OREANDA-NEWS. Fitch Ratings assigns ratings and Rating Outlooks for VB-S1 Issuer, LLC's Secured Tower Revenue Notes, Series 2016-1 as follows:

--$240,000,000 series 2016-1 class C 'Asf'; Outlook Stable;

--$29,000,000 series 2016-1 class D 'BBBsf'; Outlook Stable;

--$52,000,000 series 2016-1 class F 'BB-sf'; Outlook Stable.

The transaction is an issuance of notes backed by mortgages representing approximately 90.2% of the annualized run rate net cash flow (ARRNCF) and guaranteed by the direct parent of the borrower. This guarantee is secured by a pledge and first-priority-perfected security interest in 100% of the equity interest of the issuer (a direct subsidiary of which owns or leases 1,529 wireless communication sites). The notes will be issued pursuant to an indenture dated as of the expected closing of the series 2016-1 transaction.

The ratings reflect a structured finance analysis of the cash flows from the ownership interest in cellular sites, not an assessment of the corporate default risk of the ultimate parent, Vertical Bridge.

KEY RATING DRIVERS

Trust Leverage: Fitch's net cash flow (NCF) on the pool is $36.5 million, implying a Fitch stressed debt service coverage ratio (DSCR) of 1.23x. The debt multiple relative to Fitch's NCF is 8.8x, which equates to a debt yield of 11.4%.
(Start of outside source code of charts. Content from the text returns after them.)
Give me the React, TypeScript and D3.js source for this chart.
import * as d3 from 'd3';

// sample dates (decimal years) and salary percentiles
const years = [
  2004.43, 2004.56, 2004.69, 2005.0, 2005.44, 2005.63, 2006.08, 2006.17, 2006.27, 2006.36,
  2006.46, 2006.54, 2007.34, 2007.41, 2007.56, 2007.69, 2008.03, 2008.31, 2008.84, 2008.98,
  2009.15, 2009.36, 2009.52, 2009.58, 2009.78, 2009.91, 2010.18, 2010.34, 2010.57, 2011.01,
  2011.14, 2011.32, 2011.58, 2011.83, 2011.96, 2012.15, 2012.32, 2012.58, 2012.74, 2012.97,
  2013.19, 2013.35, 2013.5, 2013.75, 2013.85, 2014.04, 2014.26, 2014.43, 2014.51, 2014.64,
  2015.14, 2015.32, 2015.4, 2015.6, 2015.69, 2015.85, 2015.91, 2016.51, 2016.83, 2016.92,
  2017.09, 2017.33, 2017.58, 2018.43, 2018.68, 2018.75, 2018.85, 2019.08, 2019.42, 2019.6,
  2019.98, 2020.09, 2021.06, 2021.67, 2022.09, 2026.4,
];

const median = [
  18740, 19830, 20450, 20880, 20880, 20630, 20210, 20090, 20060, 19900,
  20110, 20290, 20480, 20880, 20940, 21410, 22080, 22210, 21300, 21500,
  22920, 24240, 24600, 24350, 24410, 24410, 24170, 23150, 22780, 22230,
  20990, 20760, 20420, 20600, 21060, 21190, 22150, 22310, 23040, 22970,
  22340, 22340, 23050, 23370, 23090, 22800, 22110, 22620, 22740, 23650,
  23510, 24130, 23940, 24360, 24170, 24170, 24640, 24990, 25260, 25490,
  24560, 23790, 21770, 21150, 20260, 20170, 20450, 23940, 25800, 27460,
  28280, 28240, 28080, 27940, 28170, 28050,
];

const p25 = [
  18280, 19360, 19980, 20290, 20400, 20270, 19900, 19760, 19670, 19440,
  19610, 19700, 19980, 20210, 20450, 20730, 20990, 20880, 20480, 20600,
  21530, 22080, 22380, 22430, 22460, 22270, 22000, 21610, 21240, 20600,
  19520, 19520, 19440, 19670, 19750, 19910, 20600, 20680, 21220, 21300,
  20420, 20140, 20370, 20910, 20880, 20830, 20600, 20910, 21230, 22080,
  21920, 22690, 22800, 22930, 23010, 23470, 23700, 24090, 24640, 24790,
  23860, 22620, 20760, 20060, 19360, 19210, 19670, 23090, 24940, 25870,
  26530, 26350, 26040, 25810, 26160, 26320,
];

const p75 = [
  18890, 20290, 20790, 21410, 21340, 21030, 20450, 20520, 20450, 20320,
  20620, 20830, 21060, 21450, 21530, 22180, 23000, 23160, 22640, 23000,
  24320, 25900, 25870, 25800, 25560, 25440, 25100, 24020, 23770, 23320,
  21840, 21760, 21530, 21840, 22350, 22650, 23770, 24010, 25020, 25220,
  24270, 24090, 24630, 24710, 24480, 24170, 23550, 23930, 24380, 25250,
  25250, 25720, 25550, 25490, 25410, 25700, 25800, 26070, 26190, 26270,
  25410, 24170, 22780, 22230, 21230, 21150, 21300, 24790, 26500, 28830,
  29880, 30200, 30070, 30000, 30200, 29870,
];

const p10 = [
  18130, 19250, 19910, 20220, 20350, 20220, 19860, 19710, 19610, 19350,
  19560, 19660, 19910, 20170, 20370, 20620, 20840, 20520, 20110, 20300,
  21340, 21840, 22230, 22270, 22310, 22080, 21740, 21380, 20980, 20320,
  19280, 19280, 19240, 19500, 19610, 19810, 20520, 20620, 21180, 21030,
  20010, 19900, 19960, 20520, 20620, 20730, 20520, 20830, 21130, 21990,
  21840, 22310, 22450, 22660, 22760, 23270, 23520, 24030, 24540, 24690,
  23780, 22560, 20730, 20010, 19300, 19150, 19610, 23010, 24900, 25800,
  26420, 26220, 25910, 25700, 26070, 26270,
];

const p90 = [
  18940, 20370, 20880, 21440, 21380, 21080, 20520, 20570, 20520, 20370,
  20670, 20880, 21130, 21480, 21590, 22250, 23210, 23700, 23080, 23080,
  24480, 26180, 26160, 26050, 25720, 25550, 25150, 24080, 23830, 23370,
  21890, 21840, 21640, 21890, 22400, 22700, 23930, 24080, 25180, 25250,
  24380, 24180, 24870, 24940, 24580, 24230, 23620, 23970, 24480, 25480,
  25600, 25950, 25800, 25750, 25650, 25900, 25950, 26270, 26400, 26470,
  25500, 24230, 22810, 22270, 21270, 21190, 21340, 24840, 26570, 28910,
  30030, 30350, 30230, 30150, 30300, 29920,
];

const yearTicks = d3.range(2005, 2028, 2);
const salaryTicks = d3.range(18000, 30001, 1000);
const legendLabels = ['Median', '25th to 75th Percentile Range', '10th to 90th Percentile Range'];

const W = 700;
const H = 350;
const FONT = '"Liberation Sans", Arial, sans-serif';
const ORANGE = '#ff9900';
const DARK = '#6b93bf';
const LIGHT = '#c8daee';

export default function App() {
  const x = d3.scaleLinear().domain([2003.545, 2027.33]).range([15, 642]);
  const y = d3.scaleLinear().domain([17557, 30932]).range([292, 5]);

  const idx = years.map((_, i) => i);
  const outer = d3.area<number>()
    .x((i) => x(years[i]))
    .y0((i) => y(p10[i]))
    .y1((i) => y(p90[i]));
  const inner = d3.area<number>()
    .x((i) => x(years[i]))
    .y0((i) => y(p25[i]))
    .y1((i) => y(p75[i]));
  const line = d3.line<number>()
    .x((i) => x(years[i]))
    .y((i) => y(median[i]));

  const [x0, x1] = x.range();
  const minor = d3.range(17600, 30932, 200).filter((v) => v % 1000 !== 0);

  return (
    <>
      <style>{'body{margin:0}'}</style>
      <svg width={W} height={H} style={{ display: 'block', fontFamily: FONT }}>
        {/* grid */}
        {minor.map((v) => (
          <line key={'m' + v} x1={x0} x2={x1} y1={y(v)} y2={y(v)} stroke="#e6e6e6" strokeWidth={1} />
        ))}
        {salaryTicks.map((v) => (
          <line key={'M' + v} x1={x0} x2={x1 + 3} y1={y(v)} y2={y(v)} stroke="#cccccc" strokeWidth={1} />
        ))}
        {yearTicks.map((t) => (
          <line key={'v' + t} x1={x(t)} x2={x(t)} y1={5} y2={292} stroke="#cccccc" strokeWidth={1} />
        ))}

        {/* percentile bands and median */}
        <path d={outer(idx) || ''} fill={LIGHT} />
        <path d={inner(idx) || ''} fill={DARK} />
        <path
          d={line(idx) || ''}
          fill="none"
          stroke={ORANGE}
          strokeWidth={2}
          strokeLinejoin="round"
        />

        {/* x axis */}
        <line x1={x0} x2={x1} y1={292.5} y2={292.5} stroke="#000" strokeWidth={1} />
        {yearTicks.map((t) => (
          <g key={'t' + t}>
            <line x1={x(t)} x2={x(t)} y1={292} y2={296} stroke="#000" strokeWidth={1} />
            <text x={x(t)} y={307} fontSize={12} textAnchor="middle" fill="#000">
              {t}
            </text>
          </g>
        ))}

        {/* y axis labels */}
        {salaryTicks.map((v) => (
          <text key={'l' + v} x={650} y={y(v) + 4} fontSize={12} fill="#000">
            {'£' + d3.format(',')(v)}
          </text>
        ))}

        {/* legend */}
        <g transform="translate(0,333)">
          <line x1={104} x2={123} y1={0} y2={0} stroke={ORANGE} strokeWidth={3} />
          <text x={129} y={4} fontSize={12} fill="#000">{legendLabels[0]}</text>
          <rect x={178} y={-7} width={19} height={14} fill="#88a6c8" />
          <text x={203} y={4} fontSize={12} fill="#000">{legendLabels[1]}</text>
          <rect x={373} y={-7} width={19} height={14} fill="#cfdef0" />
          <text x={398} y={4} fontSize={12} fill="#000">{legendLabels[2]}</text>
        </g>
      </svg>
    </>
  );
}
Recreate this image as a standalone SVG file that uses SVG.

Leases to Strong Tower Tenants: There are 2,378 wireless tenant leases. Telephony/Data tenants represent approximately 86% of the annualized run rate revenue (ARRR), and 47.4% of the ARRR is from investment-grade tenants. The tenant leases have weighted average annual escalators of approximately 3% and a weighted average final remaining term (including renewals) of 25.1 years. The largest tenant, AT&T (31.4% of ARRR) is rated investment grade by Fitch (long-term IDR of 'A-' with a Stable Outlook).

No Term Securitization History: This is the first term securitization completed by Vertical Bridge. VB's management team consists of the former team that managed Global Tower Partners (GTP) and from 2007-2013, GTP issued $2 billion of securitization notes. Additionally, the 2016-1 notes are structured with a more conservative cash trap trigger (1.60x) and early-amortization DSCR trigger (1.40x) than comparable transactions.

RATING SENSITIVITIES

Fitch performed several stress scenarios in which Fitch's NCF was stressed. Fitch determined that a 63% reduction in Fitch's NCF would cause the notes to break even at 1.0x DSCR on an interest-only basis.

Fitch evaluated the sensitivity of the ratings for series 2016-1 class C, and an 8% decline in NCF would result in a one-category downgrade, while a 17% decline would result in a downgrade to below investment grade. The Rating Sensitivity section in the presale report includes a detailed explanation of additional stresses and sensitivities.